• **What you should do**
In the entries below, repeat only the lines between those holding "Rebuild this chart" and "import matplotlib.pyplot as plt", inclusive. Leave pictures out.

• **Exercise inputs**

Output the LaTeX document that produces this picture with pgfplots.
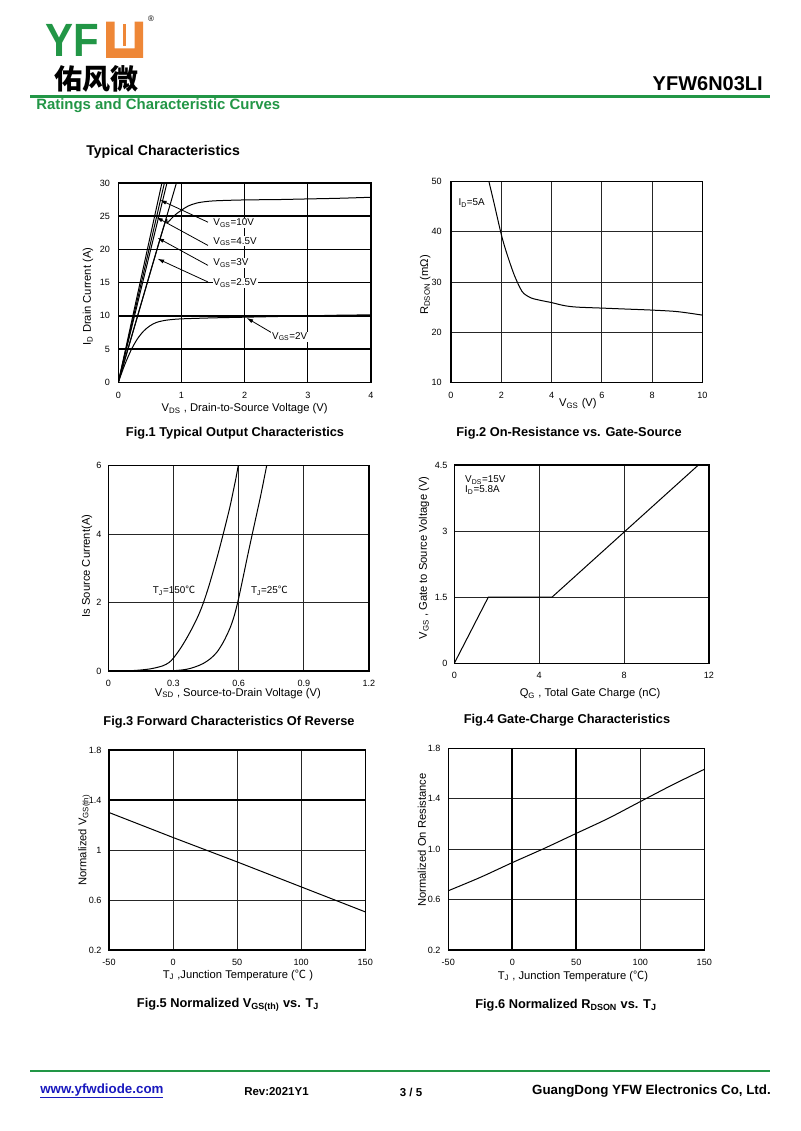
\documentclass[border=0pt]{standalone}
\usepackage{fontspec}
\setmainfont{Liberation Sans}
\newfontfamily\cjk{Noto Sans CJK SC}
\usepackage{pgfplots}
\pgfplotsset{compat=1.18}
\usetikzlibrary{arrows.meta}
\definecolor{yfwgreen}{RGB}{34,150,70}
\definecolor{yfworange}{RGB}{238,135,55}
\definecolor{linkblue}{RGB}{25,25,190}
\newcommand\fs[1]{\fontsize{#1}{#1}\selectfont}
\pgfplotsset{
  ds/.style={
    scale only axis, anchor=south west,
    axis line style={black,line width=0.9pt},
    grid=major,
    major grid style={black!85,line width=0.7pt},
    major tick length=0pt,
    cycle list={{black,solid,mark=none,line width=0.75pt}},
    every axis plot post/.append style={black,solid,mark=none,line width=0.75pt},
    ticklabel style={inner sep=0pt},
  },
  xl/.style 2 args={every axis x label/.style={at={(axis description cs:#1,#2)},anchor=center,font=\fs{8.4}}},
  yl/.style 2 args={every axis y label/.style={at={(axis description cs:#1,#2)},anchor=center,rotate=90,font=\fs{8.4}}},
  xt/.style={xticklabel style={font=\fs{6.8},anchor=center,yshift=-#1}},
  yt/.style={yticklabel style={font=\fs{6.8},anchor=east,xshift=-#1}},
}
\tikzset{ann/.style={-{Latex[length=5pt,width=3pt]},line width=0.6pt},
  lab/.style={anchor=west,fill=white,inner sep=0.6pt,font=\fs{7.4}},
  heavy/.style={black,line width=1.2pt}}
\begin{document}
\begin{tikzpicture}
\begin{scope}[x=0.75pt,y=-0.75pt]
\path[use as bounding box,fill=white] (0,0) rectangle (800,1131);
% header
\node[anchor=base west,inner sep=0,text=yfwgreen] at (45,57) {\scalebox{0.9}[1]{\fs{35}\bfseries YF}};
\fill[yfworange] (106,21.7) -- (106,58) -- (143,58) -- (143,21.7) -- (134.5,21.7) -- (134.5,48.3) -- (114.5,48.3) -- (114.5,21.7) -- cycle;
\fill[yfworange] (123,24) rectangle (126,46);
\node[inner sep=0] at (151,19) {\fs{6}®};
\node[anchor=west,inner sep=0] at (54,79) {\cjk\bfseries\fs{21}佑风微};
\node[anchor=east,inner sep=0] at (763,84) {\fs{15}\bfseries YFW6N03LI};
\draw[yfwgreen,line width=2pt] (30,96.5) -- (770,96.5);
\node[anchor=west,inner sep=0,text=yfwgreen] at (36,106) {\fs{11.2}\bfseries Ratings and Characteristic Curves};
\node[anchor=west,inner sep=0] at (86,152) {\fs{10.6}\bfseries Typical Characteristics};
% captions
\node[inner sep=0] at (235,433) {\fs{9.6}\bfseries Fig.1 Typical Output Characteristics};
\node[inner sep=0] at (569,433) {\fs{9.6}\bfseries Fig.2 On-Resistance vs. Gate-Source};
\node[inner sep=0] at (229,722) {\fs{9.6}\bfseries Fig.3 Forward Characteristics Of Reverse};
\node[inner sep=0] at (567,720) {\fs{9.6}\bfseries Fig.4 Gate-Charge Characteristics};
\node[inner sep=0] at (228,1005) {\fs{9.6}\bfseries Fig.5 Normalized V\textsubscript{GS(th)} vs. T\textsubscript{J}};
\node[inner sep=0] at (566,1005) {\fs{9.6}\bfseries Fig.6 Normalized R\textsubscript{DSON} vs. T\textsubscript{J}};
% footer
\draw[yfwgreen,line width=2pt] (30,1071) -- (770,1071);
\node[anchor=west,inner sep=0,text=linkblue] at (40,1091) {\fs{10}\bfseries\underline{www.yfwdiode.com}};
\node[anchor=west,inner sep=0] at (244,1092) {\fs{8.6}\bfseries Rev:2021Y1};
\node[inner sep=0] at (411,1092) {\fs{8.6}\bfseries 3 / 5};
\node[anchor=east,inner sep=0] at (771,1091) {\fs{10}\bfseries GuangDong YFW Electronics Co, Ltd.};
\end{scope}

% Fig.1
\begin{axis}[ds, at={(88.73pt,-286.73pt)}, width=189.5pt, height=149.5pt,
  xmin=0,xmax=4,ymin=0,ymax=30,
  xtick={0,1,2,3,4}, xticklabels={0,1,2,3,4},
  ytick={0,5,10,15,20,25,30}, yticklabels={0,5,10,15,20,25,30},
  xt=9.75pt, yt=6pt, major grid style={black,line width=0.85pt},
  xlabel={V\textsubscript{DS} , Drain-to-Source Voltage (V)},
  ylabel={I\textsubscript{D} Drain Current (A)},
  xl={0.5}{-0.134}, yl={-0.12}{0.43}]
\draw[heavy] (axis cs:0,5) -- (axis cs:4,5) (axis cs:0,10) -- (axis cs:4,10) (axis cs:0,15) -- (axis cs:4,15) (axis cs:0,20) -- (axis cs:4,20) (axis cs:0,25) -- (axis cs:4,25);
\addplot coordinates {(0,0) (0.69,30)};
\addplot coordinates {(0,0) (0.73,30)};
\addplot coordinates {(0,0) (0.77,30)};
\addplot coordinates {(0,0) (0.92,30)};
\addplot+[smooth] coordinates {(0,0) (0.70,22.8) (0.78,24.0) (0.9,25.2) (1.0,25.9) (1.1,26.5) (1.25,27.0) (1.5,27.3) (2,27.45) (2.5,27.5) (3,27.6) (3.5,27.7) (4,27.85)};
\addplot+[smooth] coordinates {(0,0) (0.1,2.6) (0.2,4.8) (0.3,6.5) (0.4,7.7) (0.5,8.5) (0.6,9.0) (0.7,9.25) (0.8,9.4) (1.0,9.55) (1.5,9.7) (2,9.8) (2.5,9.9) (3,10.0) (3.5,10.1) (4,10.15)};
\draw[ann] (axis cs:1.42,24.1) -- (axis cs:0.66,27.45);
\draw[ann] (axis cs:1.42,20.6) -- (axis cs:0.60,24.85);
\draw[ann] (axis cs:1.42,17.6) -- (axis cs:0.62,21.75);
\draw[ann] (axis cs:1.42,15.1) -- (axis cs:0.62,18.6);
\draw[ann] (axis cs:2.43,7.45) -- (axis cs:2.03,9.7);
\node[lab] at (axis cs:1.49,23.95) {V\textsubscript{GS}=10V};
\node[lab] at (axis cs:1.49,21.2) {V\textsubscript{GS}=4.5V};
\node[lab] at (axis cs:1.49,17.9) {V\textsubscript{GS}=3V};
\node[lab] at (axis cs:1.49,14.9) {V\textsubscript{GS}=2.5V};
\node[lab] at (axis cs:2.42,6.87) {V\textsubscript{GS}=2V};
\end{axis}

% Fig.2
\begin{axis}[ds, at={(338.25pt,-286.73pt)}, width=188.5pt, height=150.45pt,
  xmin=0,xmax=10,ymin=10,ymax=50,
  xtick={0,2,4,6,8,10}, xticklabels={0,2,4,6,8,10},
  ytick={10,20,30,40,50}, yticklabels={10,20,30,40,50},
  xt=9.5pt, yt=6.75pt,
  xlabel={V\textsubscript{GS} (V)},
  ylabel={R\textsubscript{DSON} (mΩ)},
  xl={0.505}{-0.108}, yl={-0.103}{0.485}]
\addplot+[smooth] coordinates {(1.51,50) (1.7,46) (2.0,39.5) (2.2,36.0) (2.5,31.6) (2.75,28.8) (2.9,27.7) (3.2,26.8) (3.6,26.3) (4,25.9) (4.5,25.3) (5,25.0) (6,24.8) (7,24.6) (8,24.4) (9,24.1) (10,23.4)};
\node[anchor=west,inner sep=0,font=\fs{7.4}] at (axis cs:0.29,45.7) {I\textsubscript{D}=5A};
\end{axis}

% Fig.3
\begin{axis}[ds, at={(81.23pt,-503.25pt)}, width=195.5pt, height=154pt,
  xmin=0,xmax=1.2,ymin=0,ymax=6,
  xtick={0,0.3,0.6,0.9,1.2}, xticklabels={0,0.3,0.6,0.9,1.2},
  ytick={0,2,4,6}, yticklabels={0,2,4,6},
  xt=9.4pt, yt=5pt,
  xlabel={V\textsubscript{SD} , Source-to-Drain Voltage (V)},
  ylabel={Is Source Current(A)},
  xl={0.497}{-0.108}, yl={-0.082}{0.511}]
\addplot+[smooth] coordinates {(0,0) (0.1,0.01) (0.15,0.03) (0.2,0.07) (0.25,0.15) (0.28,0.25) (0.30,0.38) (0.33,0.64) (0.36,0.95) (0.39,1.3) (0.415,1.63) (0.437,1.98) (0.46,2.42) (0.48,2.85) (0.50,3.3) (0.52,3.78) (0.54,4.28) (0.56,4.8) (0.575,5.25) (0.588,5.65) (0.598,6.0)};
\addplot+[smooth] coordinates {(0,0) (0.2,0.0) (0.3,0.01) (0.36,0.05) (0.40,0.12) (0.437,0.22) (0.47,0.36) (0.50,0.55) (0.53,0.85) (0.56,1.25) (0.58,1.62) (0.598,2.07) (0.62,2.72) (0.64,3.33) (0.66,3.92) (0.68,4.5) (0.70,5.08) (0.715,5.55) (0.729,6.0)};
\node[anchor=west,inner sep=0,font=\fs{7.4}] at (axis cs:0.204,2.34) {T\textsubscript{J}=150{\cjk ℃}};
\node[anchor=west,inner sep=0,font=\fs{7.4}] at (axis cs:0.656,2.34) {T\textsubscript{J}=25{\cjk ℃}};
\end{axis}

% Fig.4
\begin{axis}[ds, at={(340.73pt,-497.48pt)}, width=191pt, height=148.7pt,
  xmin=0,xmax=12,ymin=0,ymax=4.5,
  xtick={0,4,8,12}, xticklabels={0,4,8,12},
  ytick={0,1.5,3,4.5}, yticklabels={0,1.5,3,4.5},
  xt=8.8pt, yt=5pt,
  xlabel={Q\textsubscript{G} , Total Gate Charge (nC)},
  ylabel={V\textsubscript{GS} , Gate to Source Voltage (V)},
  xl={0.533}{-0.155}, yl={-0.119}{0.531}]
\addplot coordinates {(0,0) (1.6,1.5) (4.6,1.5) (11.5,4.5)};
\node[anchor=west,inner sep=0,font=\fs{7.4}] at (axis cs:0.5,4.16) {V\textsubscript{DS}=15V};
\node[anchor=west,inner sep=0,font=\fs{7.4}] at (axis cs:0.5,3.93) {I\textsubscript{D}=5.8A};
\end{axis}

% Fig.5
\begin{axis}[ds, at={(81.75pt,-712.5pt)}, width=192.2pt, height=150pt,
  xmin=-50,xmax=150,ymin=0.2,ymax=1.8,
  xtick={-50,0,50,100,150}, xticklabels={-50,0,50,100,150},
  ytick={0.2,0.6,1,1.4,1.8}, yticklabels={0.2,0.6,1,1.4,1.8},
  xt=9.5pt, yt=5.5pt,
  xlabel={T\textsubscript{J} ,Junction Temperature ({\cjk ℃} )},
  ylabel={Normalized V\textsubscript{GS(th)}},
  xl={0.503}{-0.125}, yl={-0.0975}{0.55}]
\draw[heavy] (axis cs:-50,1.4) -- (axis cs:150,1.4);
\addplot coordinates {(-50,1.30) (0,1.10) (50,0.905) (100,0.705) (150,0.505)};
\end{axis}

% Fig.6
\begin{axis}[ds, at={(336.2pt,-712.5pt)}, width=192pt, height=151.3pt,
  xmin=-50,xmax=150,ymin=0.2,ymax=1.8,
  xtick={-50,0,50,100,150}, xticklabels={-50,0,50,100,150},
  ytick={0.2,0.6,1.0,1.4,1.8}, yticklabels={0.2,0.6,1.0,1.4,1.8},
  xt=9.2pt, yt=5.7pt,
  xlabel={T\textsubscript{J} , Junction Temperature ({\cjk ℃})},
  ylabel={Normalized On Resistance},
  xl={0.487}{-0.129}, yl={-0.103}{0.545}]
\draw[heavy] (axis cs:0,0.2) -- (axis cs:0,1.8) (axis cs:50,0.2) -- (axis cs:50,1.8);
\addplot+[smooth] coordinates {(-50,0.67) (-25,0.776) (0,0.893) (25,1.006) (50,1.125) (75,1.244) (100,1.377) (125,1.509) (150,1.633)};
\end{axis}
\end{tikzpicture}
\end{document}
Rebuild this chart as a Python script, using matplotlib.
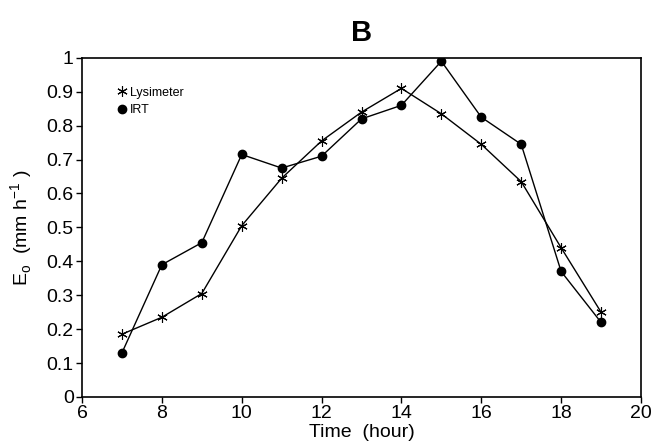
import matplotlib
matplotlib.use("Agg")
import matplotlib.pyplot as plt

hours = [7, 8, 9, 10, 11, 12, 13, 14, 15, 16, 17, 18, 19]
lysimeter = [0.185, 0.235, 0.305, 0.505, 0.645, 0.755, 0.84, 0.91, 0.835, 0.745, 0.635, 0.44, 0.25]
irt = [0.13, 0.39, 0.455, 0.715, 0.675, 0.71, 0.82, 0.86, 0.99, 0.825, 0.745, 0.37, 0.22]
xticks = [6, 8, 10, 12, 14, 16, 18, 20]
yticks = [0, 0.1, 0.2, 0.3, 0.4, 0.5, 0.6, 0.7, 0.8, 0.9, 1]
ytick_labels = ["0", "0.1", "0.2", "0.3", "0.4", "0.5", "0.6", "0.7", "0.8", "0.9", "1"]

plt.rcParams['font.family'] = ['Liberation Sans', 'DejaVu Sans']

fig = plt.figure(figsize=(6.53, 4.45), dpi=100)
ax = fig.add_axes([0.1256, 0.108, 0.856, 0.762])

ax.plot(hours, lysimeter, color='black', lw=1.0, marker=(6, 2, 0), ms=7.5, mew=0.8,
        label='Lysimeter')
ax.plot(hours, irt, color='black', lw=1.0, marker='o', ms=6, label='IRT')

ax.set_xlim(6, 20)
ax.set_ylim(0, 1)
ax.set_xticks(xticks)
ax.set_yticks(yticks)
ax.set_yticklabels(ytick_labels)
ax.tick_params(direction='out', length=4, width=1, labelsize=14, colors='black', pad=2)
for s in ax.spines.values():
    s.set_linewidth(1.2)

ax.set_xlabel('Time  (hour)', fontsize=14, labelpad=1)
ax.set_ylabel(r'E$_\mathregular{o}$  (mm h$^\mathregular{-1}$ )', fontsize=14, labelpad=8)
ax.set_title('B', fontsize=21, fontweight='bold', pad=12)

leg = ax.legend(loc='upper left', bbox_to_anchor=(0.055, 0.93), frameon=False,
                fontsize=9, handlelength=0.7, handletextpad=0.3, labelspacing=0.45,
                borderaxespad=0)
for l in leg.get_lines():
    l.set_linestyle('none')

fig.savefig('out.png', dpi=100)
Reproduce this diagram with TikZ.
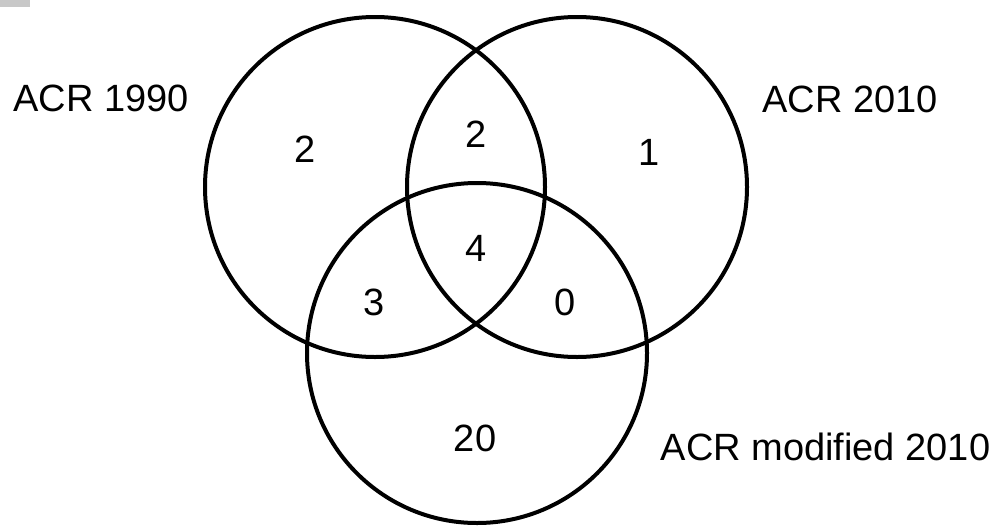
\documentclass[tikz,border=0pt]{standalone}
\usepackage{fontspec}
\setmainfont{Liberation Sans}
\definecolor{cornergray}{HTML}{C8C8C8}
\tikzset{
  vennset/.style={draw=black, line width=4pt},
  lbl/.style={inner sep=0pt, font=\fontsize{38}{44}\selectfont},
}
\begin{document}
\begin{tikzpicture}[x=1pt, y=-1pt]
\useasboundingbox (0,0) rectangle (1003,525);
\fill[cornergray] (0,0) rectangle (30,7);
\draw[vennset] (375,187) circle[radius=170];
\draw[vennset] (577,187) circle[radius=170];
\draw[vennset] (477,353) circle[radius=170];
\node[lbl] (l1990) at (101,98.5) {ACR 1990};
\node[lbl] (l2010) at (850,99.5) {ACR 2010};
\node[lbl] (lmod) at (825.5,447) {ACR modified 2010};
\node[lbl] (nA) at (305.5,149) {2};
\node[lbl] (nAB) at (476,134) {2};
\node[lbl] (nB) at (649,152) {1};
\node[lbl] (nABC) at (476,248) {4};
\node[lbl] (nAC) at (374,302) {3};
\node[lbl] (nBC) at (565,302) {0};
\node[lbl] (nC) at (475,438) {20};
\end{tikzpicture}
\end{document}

• **Completed task**
Rebuild this chart as a Python script, using matplotlib.
import matplotlib
matplotlib.use("Agg")
import matplotlib.pyplot as plt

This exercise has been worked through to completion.